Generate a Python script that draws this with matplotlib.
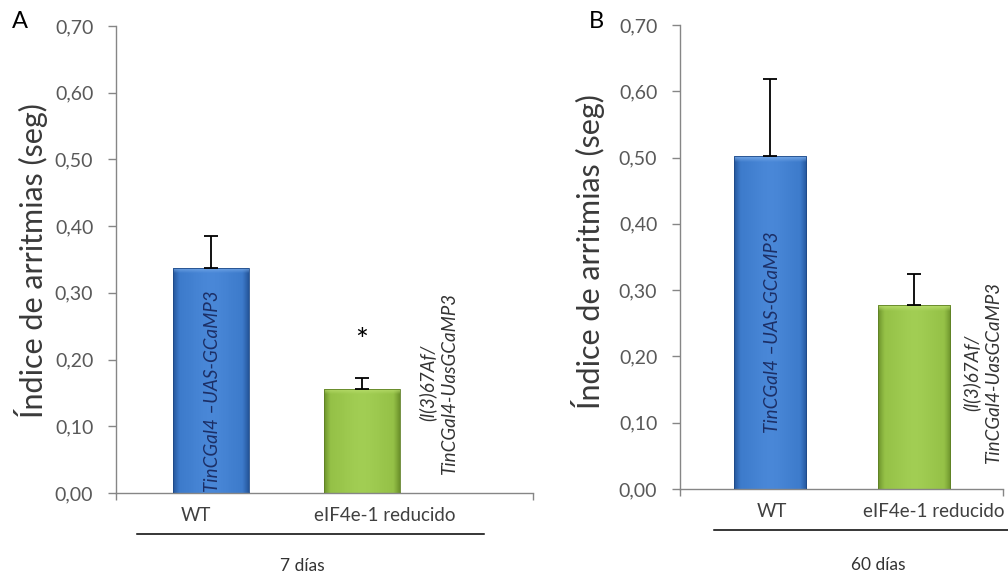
import numpy as np
import matplotlib
matplotlib.use("Agg")
import matplotlib.pyplot as plt
from matplotlib.lines import Line2D
from matplotlib.ticker import FuncFormatter

# ---- data -------------------------------------------------------------
categories = ["WT", "eIF4e-1 reducido"]
values_7d = [0.338, 0.156]
errors_7d = [0.047, 0.016]
values_60d = [0.502, 0.277]
errors_60d = [0.117, 0.047]
group_labels = ["7 días", "60 días"]
bar_text = "TinCGal4 \u2013UAS-GCaMP3"
side_text = "(l(3)67Af/\nTinCGal4-UasGCaMP3"
y_label = "Índice de arritmias (seg)"
y_ticks = [0.0, 0.1, 0.2, 0.3, 0.4, 0.5, 0.6, 0.7]

# ---- style ------------------------------------------------------------
plt.rcParams["font.family"] = ["Lato", "DejaVu Sans"]
W, H = 1008, 576
fig = plt.figure(figsize=(W / 100, H / 100), dpi=100)


def fx(px):
    return px / W


def fy(py):
    return 1 - py / H


AXIS_GREY = "#868686"
TICK_GREY = "#595959"
BLUE = dict(base=np.array([58, 120, 200]) / 255, edge=np.array([34, 82, 150]) / 255,
            top=np.array([120, 170, 232]) / 255)
GREEN = dict(base=np.array([146, 190, 68]) / 255, edge=np.array([104, 142, 40]) / 255,
             top=np.array([186, 222, 110]) / 255)


def shade_bar(ax, patch, col):
    """Paint an Excel-like bevel gradient inside a bar patch."""
    x0, y0 = patch.get_x(), patch.get_y()
    w, h = patch.get_width(), patch.get_height()
    (px0, py0), (px1, py1) = ax.transData.transform([(x0, y0), (x0 + w, y0 + h)])
    nw = max(int(round(px1 - px0)), 2)
    nh = max(int(round(py1 - py0)), 2)
    cols = np.arange(nw) + 0.5
    d = np.minimum(cols, nw - cols)
    side = np.clip(1 - d / 7.0, 0, 1) ** 1.2
    mid = 0.06 * np.exp(-((cols - nw / 2) / (nw / 3)) ** 2)
    row = col["base"][None, :] * (1 - side[:, None]) + col["edge"][None, :] * side[:, None]
    row = np.clip(row + mid[:, None], 0, 1)
    img = np.repeat(row[None, :, :], nh, axis=0)
    rows = np.arange(nh) + 0.5
    topf = np.clip(1 - rows / 6.0, 0, 1)
    img = img * (1 - topf[:, None, None]) + col["top"][None, None, :] * topf[:, None, None]
    im = ax.imshow(img, extent=(x0, x0 + w, y0, y0 + h), origin="upper",
                   aspect="auto", interpolation="bilinear", zorder=2)
    im.set_clip_path(patch)
    patch.set_facecolor("none")
    patch.set_edgecolor(col["edge"] * 0.9)
    patch.set_linewidth(0.6)
    patch.set_zorder(3)


def build_panel(rect, xlim, values, errors, label_x, letter, letter_xy,
                ylabel_xy, inbar_xy, side_xy, group_line, group_label, group_xy,
                star=None):
    ax = fig.add_axes(rect)
    ax.set_xlim(*xlim)
    ax.set_ylim(0, 0.7)
    x = np.arange(len(values))
    bars = ax.bar(x, values, width=0.5, zorder=3)
    for b, c in zip(bars, [BLUE, GREEN]):
        shade_bar(ax, b, c)
    ax.set_xlim(*xlim)
    ax.set_ylim(0, 0.7)
    ax.errorbar(x, values, yerr=[np.zeros(len(errors)), errors], fmt="none",
                ecolor="black", elinewidth=1.3, capsize=4.7, capthick=1.3, zorder=4)

    for s in ["top", "right"]:
        ax.spines[s].set_visible(False)
    for s in ["left", "bottom"]:
        ax.spines[s].set_color(AXIS_GREY)
        ax.spines[s].set_linewidth(1.0)
    ax.set_yticks(y_ticks)
    ax.yaxis.set_major_formatter(FuncFormatter(lambda v, p: f"{v:.2f}".replace(".", ",")))
    ax.tick_params(axis="y", direction="out", length=5.8, width=1.0, color=AXIS_GREY,
                   pad=10.5, labelsize=14, labelcolor=TICK_GREY)
    ax.set_xticks([xlim[0], xlim[1]])
    ax.set_xticklabels(["", ""])
    ax.tick_params(axis="x", direction="out", length=5, width=1.0, color=AXIS_GREY)
    ax.patch.set_alpha(0)

    for lx, name in zip(label_x, categories):
        ax.annotate(name, xy=(lx, 0), xycoords=ax.get_xaxis_transform(),
                    xytext=(0, -16.5), textcoords="offset points",
                    ha="center", va="center", fontsize=13.5, color="#404040")

    ax.text(inbar_xy[0], inbar_xy[1], bar_text, rotation=90, ha="center", va="center",
            fontsize=13.5, style="italic", color="#1c2f66", zorder=5)
    ax.text(side_xy[0], side_xy[1], side_text, rotation=90, ha="center", va="center",
            fontsize=13.5, style="italic", color="#333333", multialignment="center",
            linespacing=1.3, zorder=5)
    if star is not None:
        ax.text(star[0], star[1], "*", ha="center", va="center", fontsize=22,
                color="black", zorder=5)

    fig.text(fx(letter_xy[0]), fy(letter_xy[1]), letter, ha="center", va="center",
             fontsize=17, color="black")
    fig.text(fx(ylabel_xy[0]), fy(ylabel_xy[1]), y_label, rotation=90, ha="center",
             va="center", fontsize=22, color="#3a3a3a")
    (gx0, gx1, gy) = group_line
    fig.add_artist(Line2D([fx(gx0), fx(gx1)], [fy(gy), fy(gy)], color="black", lw=1.1))
    fig.text(fx(group_xy[0]), fy(group_xy[1]), group_label, ha="center", va="center",
             fontsize=12.5, color="#333333")
    return ax


# Panel A: 7 days
build_panel(rect=[fx(116), fy(493), (533 - 116) / W, (493 - 26) / H],
            xlim=(-0.629, 2.132), values=values_7d, errors=errors_7d,
            label_x=[-0.10, 1.15], letter="A", letter_xy=(20, 22),
            ylabel_xy=(31, 261), inbar_xy=(0.01, 0.152), side_xy=(1.503, 0.165),
            group_line=(137, 484, 534), group_label=group_labels[0],
            group_xy=(302, 566), star=(1.0, 0.228))

# Panel B: 60 days
build_panel(rect=[fx(680), fy(489), (1003 - 680) / W, (489 - 25) / H],
            xlim=(-0.625, 1.618), values=values_60d, errors=errors_60d,
            label_x=[0.014, 1.139], letter="B", letter_xy=(596, 22),
            ylabel_xy=(588, 252), inbar_xy=(0.014, 0.237), side_xy=(1.472, 0.176),
            group_line=(714, 1008, 530), group_label=group_labels[1],
            group_xy=(878, 565))

fig.savefig("out.png", dpi=100)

_Given instruction_
Copy each line above precisely, dropping the pictures.

_Reply_
Generate a Python script that draws this with matplotlib.
import numpy as np
import matplotlib
matplotlib.use("Agg")
import matplotlib.pyplot as plt
from matplotlib.lines import Line2D
from matplotlib.ticker import FuncFormatter

# ---- data -------------------------------------------------------------
categories = ["WT", "eIF4e-1 reducido"]
values_7d = [0.338, 0.156]
errors_7d = [0.047, 0.016]
values_60d = [0.502, 0.277]
errors_60d = [0.117, 0.047]
group_labels = ["7 días", "60 días"]
bar_text = "TinCGal4 \u2013UAS-GCaMP3"
side_text = "(l(3)67Af/\nTinCGal4-UasGCaMP3"
y_label = "Índice de arritmias (seg)"
y_ticks = [0.0, 0.1, 0.2, 0.3, 0.4, 0.5, 0.6, 0.7]

# ---- style ------------------------------------------------------------
plt.rcParams["font.family"] = ["Lato", "DejaVu Sans"]
W, H = 1008, 576
fig = plt.figure(figsize=(W / 100, H / 100), dpi=100)


def fx(px):
    return px / W


def fy(py):
    return 1 - py / H


AXIS_GREY = "#868686"
TICK_GREY = "#595959"
BLUE = dict(base=np.array([58, 120, 200]) / 255, edge=np.array([34, 82, 150]) / 255,
            top=np.array([120, 170, 232]) / 255)
GREEN = dict(base=np.array([146, 190, 68]) / 255, edge=np.array([104, 142, 40]) / 255,
             top=np.array([186, 222, 110]) / 255)


def shade_bar(ax, patch, col):
    """Paint an Excel-like bevel gradient inside a bar patch."""
    x0, y0 = patch.get_x(), patch.get_y()
    w, h = patch.get_width(), patch.get_height()
    (px0, py0), (px1, py1) = ax.transData.transform([(x0, y0), (x0 + w, y0 + h)])
    nw = max(int(round(px1 - px0)), 2)
    nh = max(int(round(py1 - py0)), 2)
    cols = np.arange(nw) + 0.5
    d = np.minimum(cols, nw - cols)
    side = np.clip(1 - d / 7.0, 0, 1) ** 1.2
    mid = 0.06 * np.exp(-((cols - nw / 2) / (nw / 3)) ** 2)
    row = col["base"][None, :] * (1 - side[:, None]) + col["edge"][None, :] * side[:, None]
    row = np.clip(row + mid[:, None], 0, 1)
    img = np.repeat(row[None, :, :], nh, axis=0)
    rows = np.arange(nh) + 0.5
    topf = np.clip(1 - rows / 6.0, 0, 1)
    img = img * (1 - topf[:, None, None]) + col["top"][None, None, :] * topf[:, None, None]
    im = ax.imshow(img, extent=(x0, x0 + w, y0, y0 + h), origin="upper",
                   aspect="auto", interpolation="bilinear", zorder=2)
    im.set_clip_path(patch)
    patch.set_facecolor("none")
    patch.set_edgecolor(col["edge"] * 0.9)
    patch.set_linewidth(0.6)
    patch.set_zorder(3)


def build_panel(rect, xlim, values, errors, label_x, letter, letter_xy,
                ylabel_xy, inbar_xy, side_xy, group_line, group_label, group_xy,
                star=None):
    ax = fig.add_axes(rect)
    ax.set_xlim(*xlim)
    ax.set_ylim(0, 0.7)
    x = np.arange(len(values))
    bars = ax.bar(x, values, width=0.5, zorder=3)
    for b, c in zip(bars, [BLUE, GREEN]):
        shade_bar(ax, b, c)
    ax.set_xlim(*xlim)
    ax.set_ylim(0, 0.7)
    ax.errorbar(x, values, yerr=[np.zeros(len(errors)), errors], fmt="none",
                ecolor="black", elinewidth=1.3, capsize=4.7, capthick=1.3, zorder=4)

    for s in ["top", "right"]:
        ax.spines[s].set_visible(False)
    for s in ["left", "bottom"]:
        ax.spines[s].set_color(AXIS_GREY)
        ax.spines[s].set_linewidth(1.0)
    ax.set_yticks(y_ticks)
    ax.yaxis.set_major_formatter(FuncFormatter(lambda v, p: f"{v:.2f}".replace(".", ",")))
    ax.tick_params(axis="y", direction="out", length=5.8, width=1.0, color=AXIS_GREY,
                   pad=10.5, labelsize=14, labelcolor=TICK_GREY)
    ax.set_xticks([xlim[0], xlim[1]])
    ax.set_xticklabels(["", ""])
    ax.tick_params(axis="x", direction="out", length=5, width=1.0, color=AXIS_GREY)
    ax.patch.set_alpha(0)

    for lx, name in zip(label_x, categories):
        ax.annotate(name, xy=(lx, 0), xycoords=ax.get_xaxis_transform(),
                    xytext=(0, -16.5), textcoords="offset points",
                    ha="center", va="center", fontsize=13.5, color="#404040")

    ax.text(inbar_xy[0], inbar_xy[1], bar_text, rotation=90, ha="center", va="center",
            fontsize=13.5, style="italic", color="#1c2f66", zorder=5)
    ax.text(side_xy[0], side_xy[1], side_text, rotation=90, ha="center", va="center",
            fontsize=13.5, style="italic", color="#333333", multialignment="center",
            linespacing=1.3, zorder=5)
    if star is not None:
        ax.text(star[0], star[1], "*", ha="center", va="center", fontsize=22,
                color="black", zorder=5)

    fig.text(fx(letter_xy[0]), fy(letter_xy[1]), letter, ha="center", va="center",
             fontsize=17, color="black")
    fig.text(fx(ylabel_xy[0]), fy(ylabel_xy[1]), y_label, rotation=90, ha="center",
             va="center", fontsize=22, color="#3a3a3a")
    (gx0, gx1, gy) = group_line
    fig.add_artist(Line2D([fx(gx0), fx(gx1)], [fy(gy), fy(gy)], color="black", lw=1.1))
    fig.text(fx(group_xy[0]), fy(group_xy[1]), group_label, ha="center", va="center",
             fontsize=12.5, color="#333333")
    return ax


# Panel A: 7 days
build_panel(rect=[fx(116), fy(493), (533 - 116) / W, (493 - 26) / H],
            xlim=(-0.629, 2.132), values=values_7d, errors=errors_7d,
            label_x=[-0.10, 1.15], letter="A", letter_xy=(20, 22),
            ylabel_xy=(31, 261), inbar_xy=(0.01, 0.152), side_xy=(1.503, 0.165),
            group_line=(137, 484, 534), group_label=group_labels[0],
            group_xy=(302, 566), star=(1.0, 0.228))

# Panel B: 60 days
build_panel(rect=[fx(680), fy(489), (1003 - 680) / W, (489 - 25) / H],
            xlim=(-0.625, 1.618), values=values_60d, errors=errors_60d,
            label_x=[0.014, 1.139], letter="B", letter_xy=(596, 22),
            ylabel_xy=(588, 252), inbar_xy=(0.014, 0.237), side_xy=(1.472, 0.176),
            group_line=(714, 1008, 530), group_label=group_labels[1],
            group_xy=(878, 565))

fig.savefig("out.png", dpi=100)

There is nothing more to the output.